The rape of the Maguru
By Marisa de Silva
Large-scale sand mining is polluting the Maguru Ganga area, which is claimed to be rich in biodiversity, especially endemic fresh water fish, according to environmentalists and residents.

Starting from the side of the Sinharaja forest, the Maguru, a 60-kilometre long rivulet of the Kalu Ganga, is being raped by greedy sandminers, they charged. Its banks from Boralugoda, Athale up to Gurulubedda are the worst affected, said Young Zoologists Association's Aquatic Group Instructor Shantha Jayaweera.

He said lowland wet zone areas such as Maguru Ganga area are usually rich in biodiversity. "The Maguru's clear waters and unique sand deposits on the riverbed created by the unusual 90 deree bends in the river, make it an ideal habitat for aquatic plants and species. Of the 73 fresh water species in the country, environmentalist have identified 44 species in the Maguru. Furthermore, 20 of this 44 species are endemic fish, and even five species found here are protected under the Fauna and Flora Protection Ordinance. Apart from this, there are 150 species of birds in this area, making it one of the richest areas of biodiversity," Mr. Jayaweera said.

"The adverse effects of sand mining aren't limited to the environment. Even residents are affected because the water in the Maguru is contaminated by oil leaking from tractors and the sewage from makeshift huts the miners have built along the bank.

He said villagers complained that fish such as eels were not to be found in the river anymore. This was because fish eggs which lay on the riverbed are destroyed when mud settled atop the riverbed due to excessive mining, he said.

The miners have also excavated the river banks, using backhoes. Besides soil erosion, this has resulted in trees lining the bank to fall. As most of the fresh water fish rely on the shade for their survival, the lack of trees has serious repercussions on them.

Sand mining has also become a threat to certain species of fish such as the Red-Necked Goby that depend on camouflage for survival. "These fish cannot breed outside their habitat as they become prey to other fish," Mr. Jayaweera said.

The villagers also complain that the surge of heavy vehicle movements has damaged their road, which they had repaired by the local council several times.

Another problem faced by the villagers is crossing the river. As there are not many bridges across the Maguru, residents wade across the river to get to the other side. Now, they find it hard to do that because sandmining is making the river deeper day by day.

Although many of these miners may hold permits, its their non-compliance with the conditions stipulated in the permit that is the root cause of all these problems, according to Mr. Jayaweera.

He claimed that although the permit allowed mining for three days a week, mining activities continued for six days a week. The permit also stipulates the time during which mining is allowed and the amount of sand that can be excavated per month. But the miners hardly adhere to the conditions, Mr. Jayaweera said adding that political influence and corruption in the police were the two main factors that had led to the sorry situation.
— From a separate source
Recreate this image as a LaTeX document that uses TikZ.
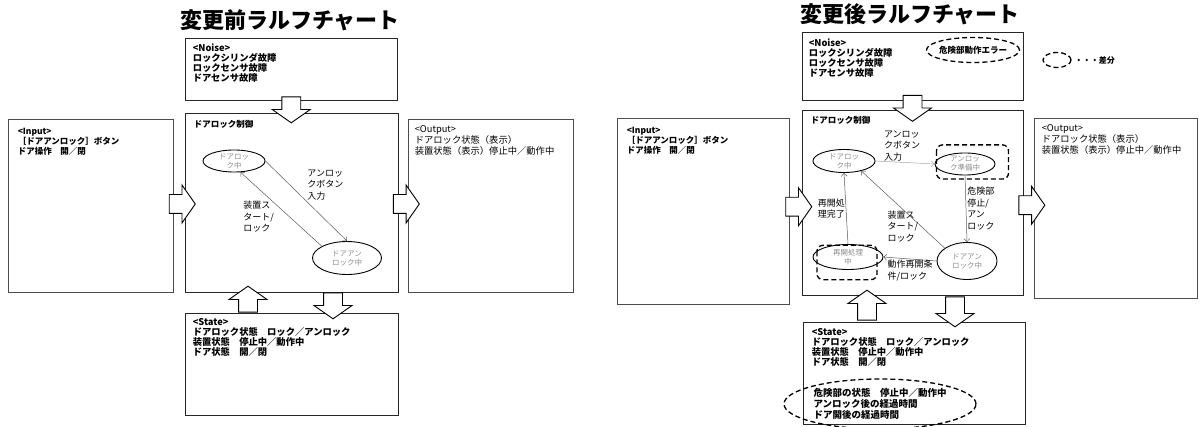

In a desperate attempt to stop mining in the area, the Young Zoologists Association wrote to the Environment Minister in December, outlining the threat that mining was posing to the biodiversity of the area. The ministry had referred the letter to the Central Environmental Authority.

The CEA in response said that it would instruct the Geological Survey and Mines Bureau not to issue new mining licences or renew the permits. But Mr. Jayaweera said that according to the GSMB records, nine licences have been issued since this assurance was given.
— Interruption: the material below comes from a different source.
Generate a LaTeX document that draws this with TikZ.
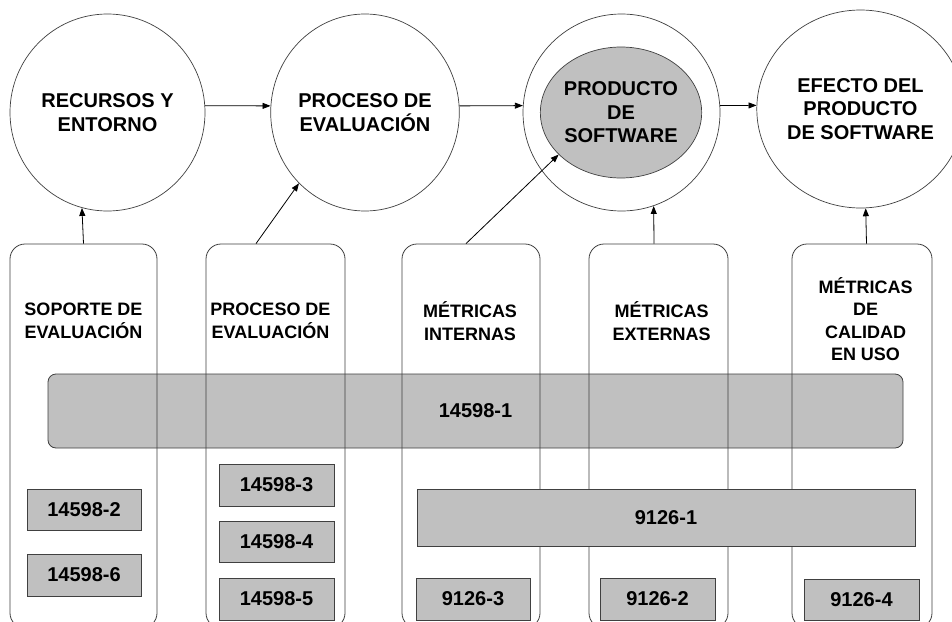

D. Sajjana De Silva, Mining Engineer of the GSMB, said the licences were issued only for artisan or manual mining on Mondays, Wednesdays and Fridays from 6am to 6pm. "Only traditional mining methods such as the use of shovels and baskets are allowed under the conditions of the permits. Tractors cannot be taken down to the water and mining can only be done in specified areas to a depth of one metre at most," he said.

Officials from the GSMB make random visits to the mining sites to ascertain whether mining is done in accordance with the regulations. "If the officers discover that the miners have violated the regulations, they warn them, cancel their permits or demand that they remedy the situation. For example, re-filling pits that have been excavated beyond the permitted one-metre depth. They can also be fined up to Rs. 50,000 under the GSMB Act of 1992. If anyone is caught mining without a permit, a fine of up to Rs. 500,000 can be imposed for a first time offence while a second time offender can be fined up to a million rupees and a two year imprisonment, under the Act," he said.

But hardly has any offender been imposed such heavy fines. This is because the police do not charge the perpetrators under the GSMB Act. This has resulted in most offenders getting off scot-free. To remedy this situation, the GSMB has requested permission from the Ministry for authorisation to file action against the owner of the land where sand is unloaded.

Mr. de Silva said he had taken the matter up with Government officials and the police in the area. Baduraliya Inspector M. M. Hettiarachchi said most miners in his area had permits obtained from the GSMB or the Divisional Secretary but admitted that illegal mining was taking place in Athale, Gurulubedda and Panigala areas.

"It is almost impossible to apprehend illegal sand miners because they jump in to the river and escape when we raid," he said.